With negotiations between the university and the Professional Staff Congress at a standstill for months, union officials say they are mobilizing members for a strike that could potentially shut down classes and research at the university’s 17 senior and community college campuses.
“I am writing now to ask you to take seriously the possibility that you will be asked to vote on whether the PSC should engage in a collective withholding of our labor,” the president of the union, Barbara Bowen, wrote in the September newsletter of the Professional Staff Congress.
While public employees unions in the state have at times used the threat of a strike to leverage their bargaining position, Chancellor Matthew Goldstein does not appear to be taking the matter lightly. The university’s general counsel, Frederick Schaffer, has prepared a letter to faculty members warning them about the consequences of participating in a strike, according to sources.
As with any public employees, CUNY strikers would face a payroll deduction of twice their daily rate. The union would lose its ability to collect dues and could also be fined. If CUNY obtained an injunction from a state court to stop the strike and the union refused to back down, Ms. Bowen could face arrest. “The penalties are fairly severe,” the executive director of the Public Employment Relations Board, James Edgar, said.
The union, which has about 20,000 members, plans to gauge the level of support for a strike at a membership meeting at Cooper Union on September 29. Ms. Bowen has strongly urged departmental chairmen, who are members of the union and are elected by professors within their department, to attend the meeting.
In a September 8 letter to departmental chairmen, Ms. Bowen wrote: “Your support for the meeting not only demonstrates your opposition to the concessions; it also sends a powerful signal to the other members of your department.”
Departmental heads play an important role in awarding promotions and tenure to faculty members in their department.
A CUNY trustee who is a Manhattan attorney, John Calandra, said he doubted the union would choose to stage a strike. “I am confident that this is an idle threat, because they won’t violate the law. They won’t do that to their students,” he said. A CUNY trustee who served as executive assistant to Governor Pataki, Jeffrey Wiesenfeld, said a strike would be “devastating” to the union.
Warnings about a CUNY strike come as the United Federation of Teachers, the city teachers union, has said it could vote on a strike next month if it doesn’t reach a contract agreement with Mayor Bloomberg. An agreement between the city and the UFT would put greater pressure on the CUNY union to rule out a strike.
The faculty’s previous contract expired in October 2002. CUNY has offered the union a 2.5% retroactive salary increase for the 2003-04 academic year, a 2.75% increase for 2004-05, and a 2% increase effective November 1. The union is demanding a 10% accumulative increase and more money for its welfare fund, a health-benefits fund that has plummeted in value in recent years.

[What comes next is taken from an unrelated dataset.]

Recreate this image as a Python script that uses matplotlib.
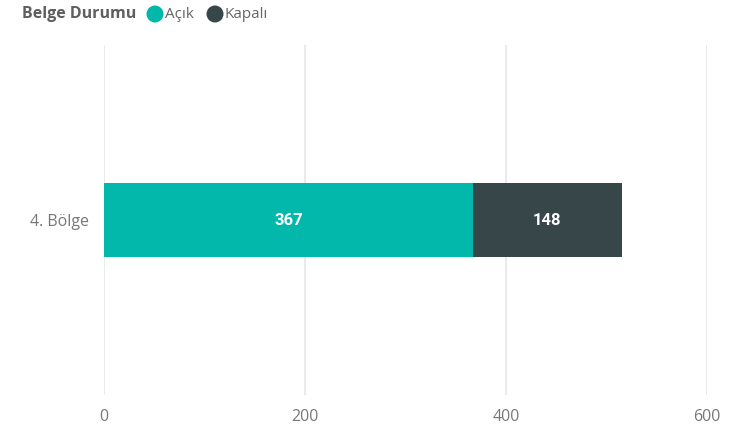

The union, which some say has stronger support among adjuncts than full-time professors, has come under recent criticism from some of its members for its handling of the welfare fund. Critics have said that in the previous contract the union did not negotiate enough money for the fund and overspent on adjunct health benefits.
Union officials blame the lack of money for the welfare fund on rising health-care costs and deny that the fund was overlooked in the previous contract.
The last time CUNY’s faculty union approved a strike was in July 1973. Less than a week before the strike date, the union reached a contract agreement with the university.